Districtwide, an average of 23 percent of students in grades three through eight were proficient in both math and English language arts.
The School Board over the past couple of weeks has been diving into the data and debating whether to recommend renewal for Enterprise and Westminster. There’s still some difference of opinion about whether to recommend a two- or three-year renewal, but a majority of board members believes two years is not enough time and favors three.
Tigg, the East District representative, said she visited both schools unannounced and walked away impressed, but what she found lacking was support from the school district.
“These are district charter schools. These are all our kids,” Tigg said. “At some point, we need to talk about what that support will look like.”

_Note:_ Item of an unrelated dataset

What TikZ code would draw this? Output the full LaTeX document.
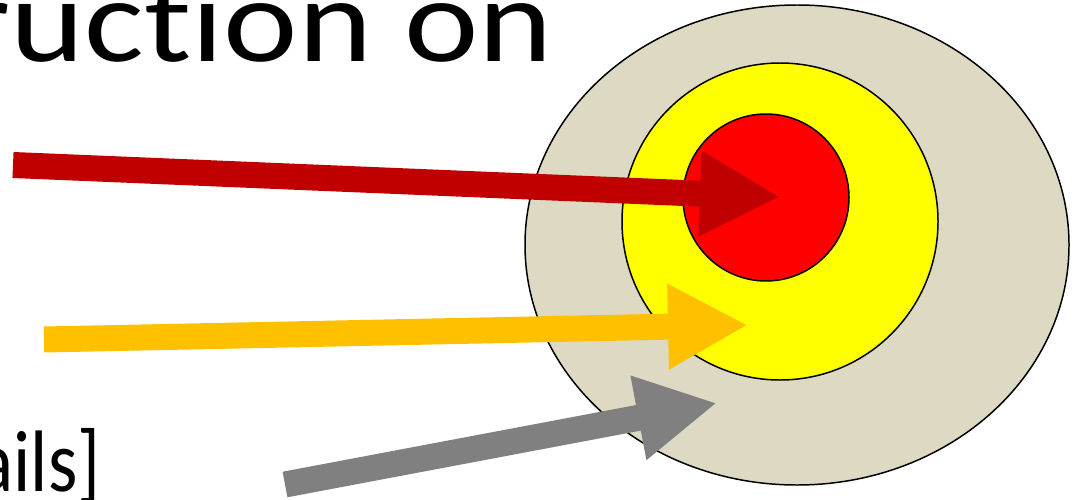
\documentclass[tikz,border=0pt]{standalone}
\usepackage{fontspec}
\setmainfont{Carlito}[Ligatures={NoCommon,NoContextual}]
\usetikzlibrary{arrows.meta}
\definecolor{RingSand}{HTML}{DDD9C3}
\definecolor{RingYellow}{HTML}{FFFF00}
\definecolor{RingRed}{HTML}{FF0000}
\definecolor{ShotRed}{HTML}{C00000}
\definecolor{ShotAmber}{HTML}{FFC000}
\definecolor{ShotGrey}{HTML}{808080}
\tikzset{
  ring/.style={draw=black, line width=0.85pt},
  shot/.style={-{Triangle[length=1.6cm,width=1.6cm]}, line width=0.52cm},
  slidetext/.style={inner sep=0pt, anchor=base east, text=black},
}
\begin{document}
\begin{tikzpicture}[x=0.02cm,y=-0.02cm]
  % one unit = one pixel of the slide crop, y pointing down
  \useasboundingbox (0,0) rectangle (1078,500);
  \node[slidetext, font=\fontsize{68}{80}\selectfont, xscale=1.18] (title) at (553,62) {ruct\hbox{i}on on};
  \node[slidetext, font=\fontsize{46}{54}\selectfont, xscale=0.93, yscale=1.08] (detail) at (101,491) {ails]};
  % target rings
  \filldraw[ring, fill=RingSand] (797,245) ellipse [x radius=272, y radius=240];
  \filldraw[ring, fill=RingYellow] (780,221.5) ellipse [x radius=158, y radius=158.5];
  \filldraw[ring, fill=RingRed] (766,197.5) ellipse [x radius=83, y radius=83.5];
  % shots
  \coordinate (redfrom) at (13,165);
  \coordinate (redhit) at (780,197);
  \coordinate (amberfrom) at (44,339.5);
  \coordinate (amberhit) at (748,325);
  \coordinate (greyfrom) at (285,484.5);
  \coordinate (greyhit) at (717,403);
  \draw[shot, ShotRed] (redfrom) -- (redhit);
  \draw[shot, ShotAmber] (amberfrom) -- (amberhit);
  \draw[shot, ShotGrey] (greyfrom) -- (greyhit);
\end{tikzpicture}
\end{document}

One in five children who attend a public school in Buffalo go to a charter, which are public schools run independently by their founders as an alternative to "traditional" public schools.
The discussion around Enterprise and Westminster comes at a time when there has been some volatility in the local charter school market.
The state closed Oracle Charter School, a high school on Delaware Avenue, last June based on its poor performance.
Then, the school year began with the opening of Buffalo Collegiate Charter on Jewett Avenue and Persistence Preparatory Academy on Michigan Avenue.
Last month, Aloma D. Johnson Charter School, located in the city’s Parkside neighborhood, announced it will close at the end of the school year, citing financial struggles and the inability to attract enough students.